Exercise objective
Each line below that contains "script" counts once; report the total and nothing more.

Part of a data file
start

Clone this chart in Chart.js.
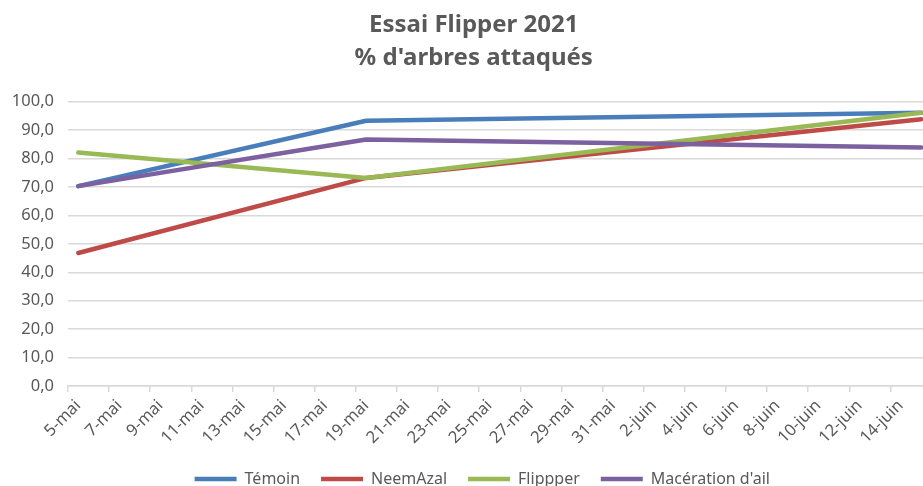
<!DOCTYPE html>
<html>
<head>
<meta charset="utf-8">
<script src="https://cdn.jsdelivr.net/npm/chart.js@4/dist/chart.umd.min.js"></script>
<style>
  html, body { margin: 0; padding: 0; background: #fff; overflow: hidden; }
  #wrap { width: 948px; height: 486px; }
</style>
</head>
<body>
<div id="wrap"><canvas id="c" width="948" height="486"></canvas></div>
<script>
// ---- data ----
const titleLines = ['Essai Flipper 2021', "% d'arbres attaqués"];
const seriesNames = ['Témoin', 'NeemAzal', 'Flippper', "Macération d'ail"];
const sampleDates = ['5-mai', '19-mai', '15-juin'];
const sampleDays = [0, 14, 41];            // days since 5 May 2021
const temoin     = [70.3, 93.3, 96.1];
const neemAzal   = [46.8, 73.2, 93.8];
const flippper   = [82.1, 73.2, 96.1];
const maceration = [70.3, 86.7, 83.9];
const xTickLabels = ['5-mai','7-mai','9-mai','11-mai','13-mai','15-mai','17-mai','19-mai','21-mai','23-mai',
  '25-mai','27-mai','29-mai','31-mai','2-juin','4-juin','6-juin','8-juin','10-juin','12-juin','14-juin'];
const axisDays = 42;                        // 5 May .. 15 June, one slot per day
const seriesColors = ['#4A7EBB', '#BE4B48', '#98B954', '#7D60A0'];

const seriesValues = [temoin, neemAzal, flippper, maceration];
const datasets = seriesNames.map((name, i) => ({
  label: name,
  data: sampleDays.map((d, j) => ({ x: d, y: seriesValues[i][j] })),
  borderColor: seriesColors[i],
  backgroundColor: seriesColors[i],
  borderWidth: 4.5,
  borderCapStyle: 'round',
  borderJoinStyle: 'round',
  pointRadius: 0,
  pointHoverRadius: 0,
  tension: 0,
  order: seriesNames.length - i
}));

const grey = '#595959';
const gridGrey = '#D9D9D9';

// small horizontal nudge of title / legend boxes (Excel centres them slightly right)
const nudge = {
  id: 'nudge',
  afterLayout(chart) {
    if (chart.legend) { chart.legend.left += 11.5; chart.legend.right += 11.5; }
    if (chart.titleBlock) { chart.titleBlock.left += 3; chart.titleBlock.right += 3; }
  }
};

new Chart(document.getElementById('c'), {
  type: 'line',
  data: { datasets },
  plugins: [nudge],
  options: {
    responsive: false,
    animation: false,
    layout: { padding: { left: 10, right: 16.5, top: 0, bottom: -11 } },
    plugins: {
      tooltip: { enabled: false },
      title: {
        display: true,
        text: titleLines,
        color: grey,
        font: { family: "'Noto Sans', sans-serif", size: 24, weight: 'bold', lineHeight: 1.39 },
        padding: { top: 8, bottom: 27 }
      },
      legend: {
        position: 'bottom',
        labels: {
          usePointStyle: true,
          pointStyle: 'line',
          pointStyleWidth: 42,
          color: grey,
          font: { family: "'Noto Sans', sans-serif", size: 16 },
          padding: 21,
          sort: (a, b) => a.datasetIndex - b.datasetIndex
        }
      }
    },
    scales: {
      x: {
        type: 'linear',
        min: -0.5,
        max: axisDays - 0.5,
        afterBuildTicks: (scale) => {
          const t = [];
          for (let d = 0; d < axisDays; d++) t.push({ value: d });
          scale.ticks = t;
        },
        afterFit: (scale) => { scale.height = 64; },
        ticks: {
          autoSkip: false,
          minRotation: 45,
          maxRotation: 45,
          color: grey,
          padding: 4,
          font: { family: "'Noto Sans', sans-serif", size: 16.5 },
          callback: (v, idx) => (idx % 2 === 0 ? xTickLabels[idx / 2] : '')
        },
        grid: {
          offset: true,
          drawOnChartArea: false,
          drawTicks: true,
          tickLength: 6,
          tickColor: (ctx) => (ctx.index % 2 === 0 ? gridGrey : 'rgba(0,0,0,0)'),
          lineWidth: 1.5
        },
        border: { display: true, color: gridGrey, width: 1.5 }
      },
      y: {
        min: 0,
        max: 100,
        afterFit: (scale) => { scale.width = 58; },
        ticks: {
          stepSize: 10,
          color: grey,
          padding: 14,
          font: { family: "'Noto Sans', sans-serif", size: 16.5 },
          callback: (v) => v.toFixed(1).replace('.', ',')
        },
        grid: { color: gridGrey, lineWidth: 1.5, drawTicks: false },
        border: { display: false }
      }
    }
  }
});
</script>
</body>
</html>
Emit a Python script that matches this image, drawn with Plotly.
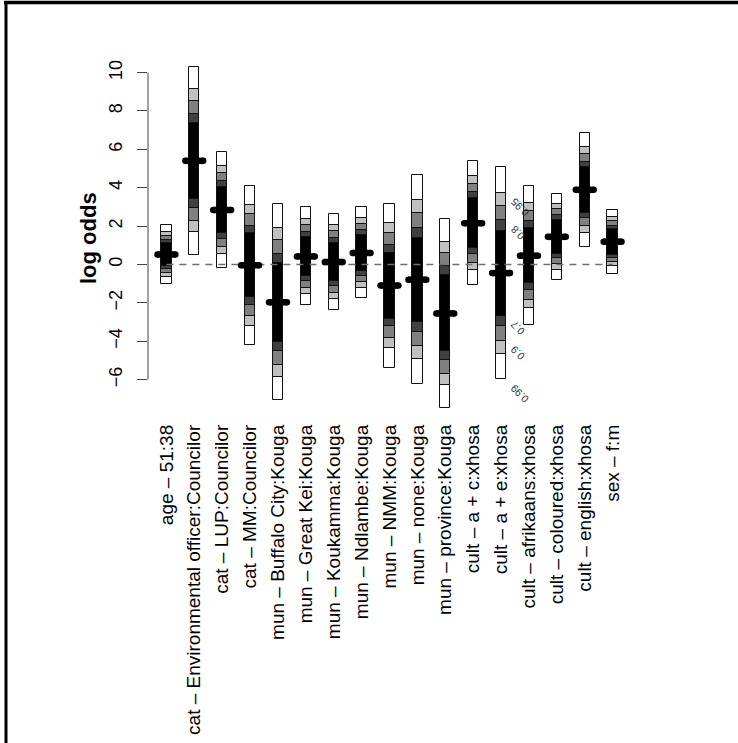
import plotly.graph_objects as go

# ---------------- data ----------------
labels = [
    "age \u2013 51:38",
    "cat \u2013 Environmental officer:Councilor",
    "cat \u2013 LUP:Councilor",
    "cat \u2013 MM:Councilor",
    "mun \u2013 Buffalo City:Kouga",
    "mun \u2013 Great Kei:Kouga",
    "mun \u2013 Koukamma:Kouga",
    "mun \u2013 Ndlambe:Kouga",
    "mun \u2013 NMM:Kouga",
    "mun \u2013 none:Kouga",
    "mun \u2013 province:Kouga",
    "cult \u2013 a + c:xhosa",
    "cult \u2013 a + e:xhosa",
    "cult \u2013 afrikaans:xhosa",
    "cult \u2013 coloured:xhosa",
    "cult \u2013 english:xhosa",
    "sex \u2013 f:m",
]
estimate = [0.52, 5.40, 2.84, -0.04, -1.97, 0.42, 0.13, 0.60, -1.10, -0.79,
            -2.55, 2.15, -0.45, 0.46, 1.44, 3.89, 1.19]
std_err = [0.59, 1.90, 1.17, 1.61, 1.98, 0.99, 0.98, 0.92, 1.66, 2.11,
           1.91, 1.25, 2.14, 1.40, 0.87, 1.15, 0.65]

levels = ["0.99", "0.95", "0.9", "0.8", "0.7"]
z_values = [2.576, 1.960, 1.645, 1.282, 1.036]
level_colors = ["#ffffff", "#c0c0c0", "#808080", "#404040", "#000000"]

# level labels drawn beside the widest bar ("cult - a + e:xhosa")
label_bar = 13
label_levels = ["0.95", "0.8", "0.7", "0.9", "0.99"]
label_sides = [1, 1, -1, -1, -1]

y_ticks = [-6, -4, -2, 0, 2, 4, 6, 8, 10]

# ---------------- layout geometry ----------------
W, H = 738, 743
L, R, T, B = 148, 107, 54, 321
PW, PH = W - L - R, H - T - B
XR = [0.34, 17.66]
YR = [-8.21, 10.97]


def px_x(p):
    return (p - L) / PW


def px_y(p):
    return 1 - (p - T) / PH


pos = list(range(1, len(labels) + 1))
fig = go.Figure()

# dashed reference line at 0
fig.add_trace(go.Scatter(x=[pos[0], pos[-1]], y=[0, 0], mode="lines",
                         line=dict(color="#707070", width=1.5, dash="7px,6px"),
                         hoverinfo="skip", showlegend=False))

# nested interval bars
for lev, z, col in zip(levels, z_values, level_colors):
    base = [e - z * s for e, s in zip(estimate, std_err)]
    height = [2 * z * s for s in std_err]
    fig.add_trace(go.Bar(x=pos, y=height, base=base, width=0.37,
                         marker=dict(color=col, line=dict(color="#111111", width=1)),
                         hoverinfo="skip", showlegend=False, name=lev))

# estimate markers
mx, my = [], []
for p, e in zip(pos, estimate):
    mx += [p - 0.32, p + 0.32, None]
    my += [e, e, None]
fig.add_trace(go.Scatter(x=mx, y=my, mode="lines+markers",
                         line=dict(color="black", width=6.5),
                         marker=dict(color="black", size=6.5, symbol="circle"),
                         hoverinfo="skip", showlegend=False))

# level labels
ann = []
i = label_bar - 1
for lev, side in zip(label_levels, label_sides):
    z = z_values[levels.index(lev)]
    yv = estimate[i] + side * z * std_err[i]
    ann.append(dict(x=pos[i], y=yv, xref="x", yref="y", text=lev,
                    showarrow=False, xanchor="left", yanchor="top",
                    xshift=4, textangle=-135,
                    font=dict(size=10.5, color="#333333",
                              family="Liberation Sans, Arial")))

# axis title
ann.append(dict(x=px_x(88), y=0.5, xref="paper", yref="paper",
                text="<b>log odds</b>", showarrow=False, textangle=-90,
                xanchor="center", yanchor="middle",
                font=dict(size=22, color="black",
                          family="Liberation Sans, Arial")))

shapes = [
    # y axis line (R style: spans tick range only)
    dict(type="line", xref="paper", yref="y", x0=0, x1=0,
         y0=y_ticks[0], y1=y_ticks[-1], line=dict(color="#444444", width=1)),
    # outer frame (top and left)
    dict(type="line", xref="paper", yref="paper", x0=px_x(4), x1=px_x(740),
         y0=px_y(2.5), y1=px_y(2.5), line=dict(color="black", width=3.5)),
    dict(type="line", xref="paper", yref="paper", x0=px_x(6), x1=px_x(6),
         y0=px_y(1), y1=px_y(745), line=dict(color="black", width=3)),
]

fig.update_layout(
    width=W, height=H,
    margin=dict(l=L, r=R, t=T, b=B, autoexpand=False),
    paper_bgcolor="white", plot_bgcolor="white",
    barmode="overlay", bargap=0,
    font=dict(family="Liberation Sans, Arial", color="black"),
    xaxis=dict(range=XR, tickmode="array", tickvals=pos, ticktext=labels,
               tickangle=-90, ticks="", showline=False, showgrid=False,
               zeroline=False, tickfont=dict(size=19, color="black"),
               automargin=False, fixedrange=True, ticklabelstandoff=-2),
    yaxis=dict(range=YR, tickmode="array", tickvals=y_ticks,
               tickangle=-90, ticks="outside", ticklen=10, tickwidth=1,
               tickcolor="#444444", showline=False, showgrid=False,
               zeroline=False, tickfont=dict(size=18, color="black"),
               automargin=False, fixedrange=True, ticklabelstandoff=8),
    annotations=ann,
    shapes=shapes,
    showlegend=False,
)

fig.write_html("out.html")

end

Problem solution
4